A company planning to construct its inaugural small modular nuclear reactor in New Brunswick is now selling some assets amid uncertainty about its future in the region. Moltex Energy Canada is offloading engineering designs, patents, software, intellectual property, and other assets to a new entity interested in distributing reactors elsewhere. Nuclea Energy Inc., based in British Columbia, has offered $11.5 million to acquire these assets from Moltex, a mere fraction of the public funds invested in the Saint John company over the past decade. Facing financial difficulties, Moltex has been in the hands of insolvency administrators. Despite Nuclea labeling these assets as “distressed,” Moltex CEO Rory O’Sullivan indicated that the company will persist and has not dismissed the possibility of proceeding with the SMR construction in New Brunswick eventually.
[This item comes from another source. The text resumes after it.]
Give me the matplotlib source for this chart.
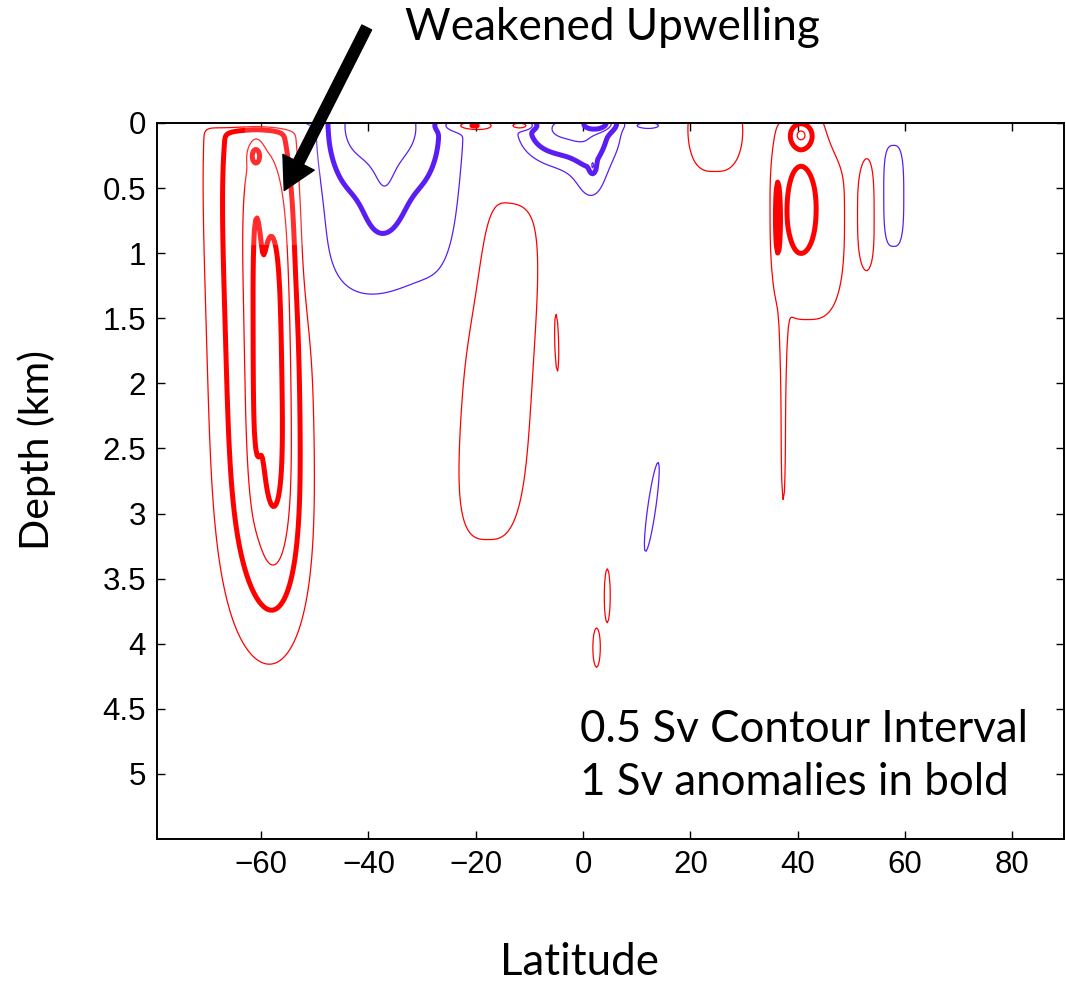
import numpy as np
import matplotlib
matplotlib.use("Agg")
import matplotlib.pyplot as plt
from matplotlib.ticker import FixedLocator, FormatStrFormatter
from matplotlib.patches import FancyArrowPatch, Rectangle

# ---- streamfunction anomaly features (Sv) ----
# each feature: centre latitude, centre depth (km), half-scales, amplitude (Sv),
# shape exponents and tilt (deg latitude per km)
blob_lat   = [-60.5, -57.0, -61.0, -60.0, -61.0,
              -36.3, -38.0, -37.0, -40.0,
              -21.0, -11.5, 12.3,
              -3.0, 1.5, 3.0, 1.8,
              -15.8, -4.8, 12.8, 4.5, 2.5,
              41.8, 37.3, 40.5, 36.2, 40.6, 53.0, 57.8, 24.5, 48.5]
blob_depth = [1.6, 1.9, 1.6, 0.0, 0.25,
              0.35, 0.0, 0.55, 1.1,
              0.02, 0.02, 0.02,
              0.05, 0.45, 0.0, 0.33,
              1.9, 1.75, 2.95, 3.63, 4.03,
              0.7, 2.2, 0.66, 0.73, 0.09, 0.7, 0.56, 0.05, 0.0]
blob_wlat  = [9.0, 3.5, 1.0, 8.5, 1.0,
              16.0, 10.0, 3.5, 8.0,
              4.0, 2.0, 2.6,
              9.5, 3.5, 3.0, 0.5,
              8.3, 1.1, 1.1, 0.8, 1.0,
              8.5, 0.7, 2.6, 0.6, 2.0, 1.8, 2.5, 6.4, 3.0]
blob_wdep  = [2.45, 1.6, 1.2, 0.05, 0.07,
              1.05, 0.45, 0.3, 0.35,
              0.04, 0.03, 0.03,
              0.3, 0.25, 0.06, 0.05,
              1.57, 0.65, 0.5, 0.3, 0.22,
              1.0, 1.0, 0.32, 0.4, 0.09, 0.5, 0.5, 0.47, 0.25]
blob_amp   = [1.6, 0.75, 0.35, -1.2, 0.7,
              -0.8, -1.0, -0.4, -0.2,
              1.3, 1.6, -0.8,
              -1.6, -0.5, -1.2, -0.6,
              0.8, 0.45, -0.8, 0.8, 0.8,
              0.85, 0.7, 0.55, 0.55, 0.92, 0.8, -0.8, 0.8, -0.4]
blob_plat  = [2, 2, 2, 4, 2,
              6, 3, 2, 2,
              2, 2, 2,
              3, 2, 2, 2,
              3, 2, 2, 2, 2,
              3, 2, 2, 2, 2, 2, 3, 3, 2]
blob_pdep  = [4, 4, 4, 2, 2,
              3, 2, 2, 2,
              2, 2, 2,
              2, 2, 2, 2,
              4, 2, 2, 2, 2,
              3, 3, 2, 2, 2, 3, 3, 2, 2]
blob_tilt  = [0.7, 0, 0, 0, 0,
              0, 0, 0, 0,
              0, 0, 0,
              0, 0, 0, 0,
              -1.5, 0.5, -3.4, 0, 0,
              0, 0, 0, 0, 0, 0, 0, 0, 0]

thin_pos = [0.5, 1.5, 2.5]
bold_pos = [1.0, 2.0]
thin_neg = [-2.5, -1.5, -0.5]
bold_neg = [-2.0, -1.0]

xticks = [-60, -40, -20, 0, 20, 40, 60, 80]
yticks = [0, 0.5, 1, 1.5, 2, 2.5, 3, 3.5, 4, 4.5, 5]

# highlighted "weakened upwelling" box (lat range, depth range)
box_lat = [-63.0, -49.0]
box_depth = [0.0, 0.94]

RED = "#ff0000"
BLUE = "#5a1ef5"

lat = np.linspace(-80, 90, 681)
dep = np.linspace(0, 5.5, 551)
LAT, DEP = np.meshgrid(lat, dep)
F = np.zeros_like(LAT)
for la, z0, wl, wz, a, p, q, t in zip(blob_lat, blob_depth, blob_wlat, blob_wdep,
                                      blob_amp, blob_plat, blob_pdep, blob_tilt):
    dl = LAT - (la + t * (DEP - z0))
    F += a * np.exp(-np.abs(dl / wl) ** p - np.abs((DEP - z0) / wz) ** q)

W, H = 1066, 983
fig = plt.figure(figsize=(W / 100, H / 100), dpi=100)
ax = fig.add_axes([157 / W, 1 - 839 / H, (1064 - 157) / W, (839 - 123) / H])

ax.contour(LAT, DEP, F, levels=thin_pos, colors=RED, linewidths=0.9, linestyles='solid')
ax.contour(LAT, DEP, F, levels=bold_pos, colors=RED, linewidths=3.6, linestyles='solid')
ax.contour(LAT, DEP, F, levels=thin_neg, colors=BLUE, linewidths=0.9, linestyles='solid')
ax.contour(LAT, DEP, F, levels=bold_neg, colors=BLUE, linewidths=3.6, linestyles='solid')

ax.add_patch(Rectangle((box_lat[0], box_depth[0]), box_lat[1] - box_lat[0],
                       box_depth[1] - box_depth[0], facecolor='white',
                       edgecolor='none', alpha=0.18, zorder=5))

ax.set_xlim(-79.4, 89.6)
ax.set_ylim(5.5, 0)
ax.xaxis.set_major_locator(FixedLocator(xticks))
ax.yaxis.set_major_locator(FixedLocator(yticks))
ax.yaxis.set_major_formatter(FormatStrFormatter('%g'))
ax.set_xticklabels(["\u221260", "\u221240", "\u221220", "0", "20", "40", "60", "80"])
ax.tick_params(direction='in', length=6, width=1, top=True, right=True,
               labelsize=22.5, pad=8)
for lab in ax.get_xticklabels() + ax.get_yticklabels():
    lab.set_fontfamily('Liberation Sans')
for s in ax.spines.values():
    s.set_linewidth(1.4)
    s.set_zorder(6)

calib = 'Lato'
fig.text(579 / W, 1 - 975 / H, "Latitude", ha='center', va='baseline',
         fontsize=31.6, family=calib)
fig.text(37 / W, 1 - 450 / H, "Depth (km)", ha='center', va='center',
         rotation=90, fontsize=29.5, family=calib)
fig.text(405 / W, 1 - 40 / H, "Weakened Upwelling", ha='left', va='baseline',
         fontsize=31.8, family=calib)
fig.text(580 / W, 1 - 742 / H, "0.5 Sv Contour Interval", ha='left', va='baseline',
         fontsize=31.6, family=calib)
fig.text(580 / W, 1 - 795 / H, "1 Sv anomalies in bold", ha='left', va='baseline',
         fontsize=31.6, family=calib)

arrow = FancyArrowPatch((368, H - 25), (283, H - 193), transform=None,
                        arrowstyle="simple,head_width=2.1,head_length=1.9,tail_width=0.65",
                        mutation_scale=12, color='black', zorder=10)
fig.add_artist(arrow)

fig.savefig("out.png", dpi=100)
While expressing optimism about working with New Brunswick, O’Sullivan acknowledged the increasing uncertainty surrounding the project. Energy Minister René Legacy previously expressed a preference for separating electricity generation sourcing from local job creation incentives. Nuclea intends to conduct an IPO on the New York Stock Exchange, with 20% of the raised capital designated for the Moltex acquisition. The company has an exclusive agreement with Moltex, restricting discussions with other potential buyers until May 8. Nuclea’s Morpheus reactor design differs from Moltex’s stable salt reactor and targets markets such as Arctic communities, data centers, mines, and remote military sites.
The review panel examining N.B. Power aligned with Legacy’s caution concerning new technologies, advocating for proven models like larger CANDU reactors to mitigate financial risks. Moltex had received funding from the Liberal and federal governments, while the Progressive Conservative administration also supported Moltex and another developer, Arc Clean Energy Canada, with ambitions to position New Brunswick as a global leader in nuclear technology. However, financial challenges arose for both companies, casting doubt on their ability to deliver small reactors promptly amidst potential electricity deficits. In 2024, a former executive from Arc suggested exploring alternative SMR designs that were more advanced and readily available. Nuclea President Sagar Sanghera declined an interview request.